Ich habe diesen Verlust betrauert, Tränen geweint, mich getröstet. In mir ist es wieder still, Frieden ist eingekehrt. Danke.

4 Gedanken zu „Alles will nur mehr Liebe

  1. Liebe Candida,
    Ja, es ist wahr. Genauso, geradezu übermächtig war und ist der Wunsch dünn zu sein bei
    mir. Ich spüre in Energien hinein, was es mit mir macht und gemacht hat.
    Neulich habe ich nochmal den Satz gelesen: Abnehmen fängt im Kopf an. Dann dürfte ich nur noch ein Strich in der Landschaft sein, wenn das stimmte, denn die ganzen Vorgaben und Kontrollversuche kommen ja aus meinem Kopf. Den Körper habe ich hauptsächlich danach beurteilt, ob er den Vorgaben entspricht. Mein Körpergefühl entwickelte sich zum Glück durch das Erlernen von Energiearbeit dann fast von selbst- ich staune, welch ein Wunderwerk er ist. Er läßt mich beweglicher sein als vor zwanzig Jahren. Außerdem ist er das Tor zur eigenen Essenz, der Liebe und Leichtigkeit.

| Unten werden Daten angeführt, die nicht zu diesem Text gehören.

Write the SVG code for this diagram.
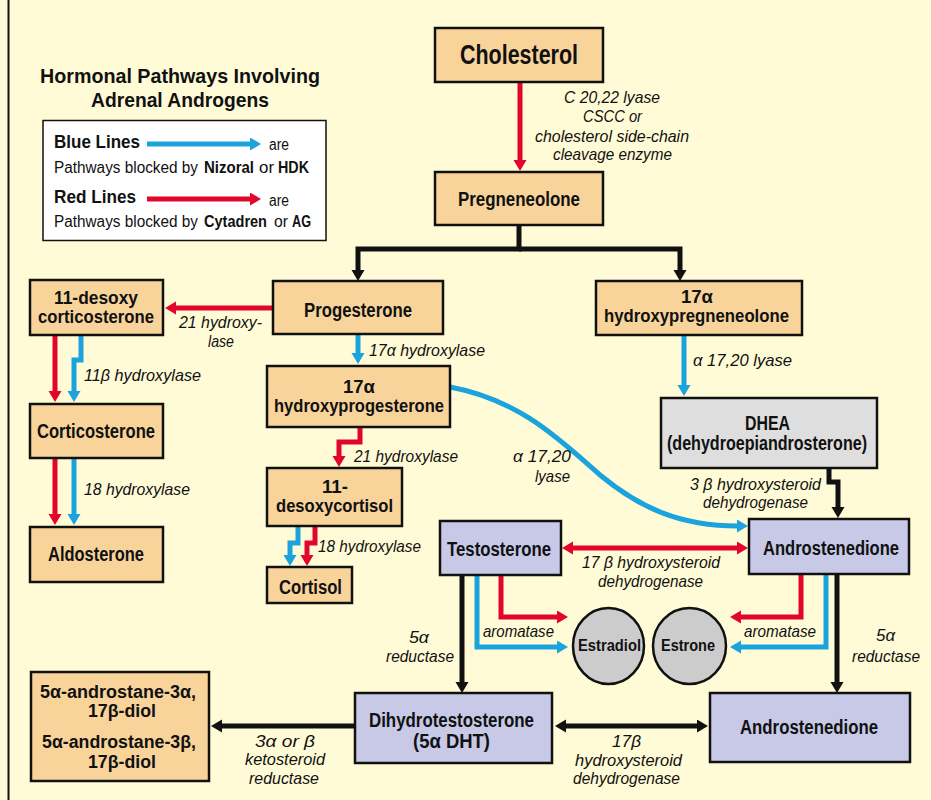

    Ich habe mich auch in den letzten Tagen nochmal gefragt, was die superschlanke
    G.Roth gemacht hat, auch einige ihrer Kurse daraufhin durchforstet. Ich weiss es nicht.
    Das Problem war, daß ich G. Roth und andere sehr Schlanke als Vorbild genommen habe. Dachte, ich muss zeigen: Ich kann es auch. Vorher kann ich mich öffentlich nicht zu dem Thema äußern.

    Es reicht. Jetzt werde ich mir nochmal das Buch: „Mythos Übergewicht“
    von Achim Peters zu Gemüte führen.

  2. Vielen Dank für Deine Worte, es tut gut zu wissen, dass man mit seiner Wahrnehmung nicht alleine ist. Und danke für den Buchtipp, werde ich gleich erstehen.

    Vielleicht magst Du mir noch erklären, was Du mit Energiearbeit meinst, das klingt spannend.

    Liebe Grüße

    Candida

  3. Liebe Candida,
    öfter schon habe ich festgestellt beim Lesen deiner Beiträge, hier und schon bei dem Vorgänger-Blog, uns bewegen zu ähnlichen Zeiten ähnliche Themen. Deswegen schaue ich immer gerne vorbei. Und es stimmt sehr, was du schreibst: viele schaffen es nicht, abzunehmen, ob mit innerer Arbeit oder äußerer Reglementierung.SuH hin – Diät her.
    Was mich zur Zeit bewegt, sehr, sehr schmerzhaft, ist das Thema „Herzenswünsche“. Und hier gehört das Thema schlanker zu sein als 122kg sicher dazu. Sehr sogar. Aber auch eine tiefe Verbindung zu mir, zu einem anderen Menschen, von Dauer.
    Ich habe viele Trennungen erlebt, sehr früh. Es gab im Herzen keine Kontinuität, weder zu meiner Zwillingsschwester, die bereits im Mutterbauch starb, noch zu meiner schwer traumatisierten Mutter, zu meinem unerreichbaren, gewalttätigen Vater. Meine ältere Schwester kam ins Internat, viele Umzüge brachten Trennungen von vertrauten Menschen (die gab es, sonst wär ich jetzt sicher nicht mehr). Bis heute gibt es dieses Muster, dessen ich mir inzwischen natürlich sehr bewusst bin. Und auch jetzt, als ich mich kürzlich nach über drei Jahren einer Therapeutin anvertraute und mich ihr öffnete – ja, mit einem Herzenswunsch – sagte sie spontan zu, diesen zu erfüllen – und vergaß es dann.
    Mich hat es sehr zerlegt. Und ich weiß schlicht nicht mehr weiter.
    Ich habe neulich gedacht, abnehmen ist eben auch ein „Herzenswunsch“. Und es i s t eine Herzenswunsch und keine von Außen aufgedrückte Erwartung.
    Und auch mir tut es gut zu wissen, dass ich mit meiner Verzweiflung nicht alleine bin.
    Es tut gut, deinen Blog zu lesen. Herzlichen Gruß Ulla

    • Liebe Ulla,

      wie schön von Dir zu hören! Danke für Deine Worte, das freut mich sehr.

      Was Du erlebst und erleben musstest ist weniger schön. Was mir spontan dazu einfällt, ist das dieser Teil, der so viele Trennungen erleiden musste besonders viel Liebe braucht. Es hat jedes Recht sich so zu fühlen. Jedes.

      Und zu dem Herzenswunsch ‚abnehmen‘. Ja, es ist so, zu wissen das ich nichts tun kann um abzunehmen kann die tiefe Sehnsucht danach nicht ersticken. Sie ist einfach da, und sie braucht auch mehr Liebe.

      Wohin das führt, das weiß ich nicht, aber es tut mir auch gut zu wissen, dass ich damit nicht alleine bin, danke.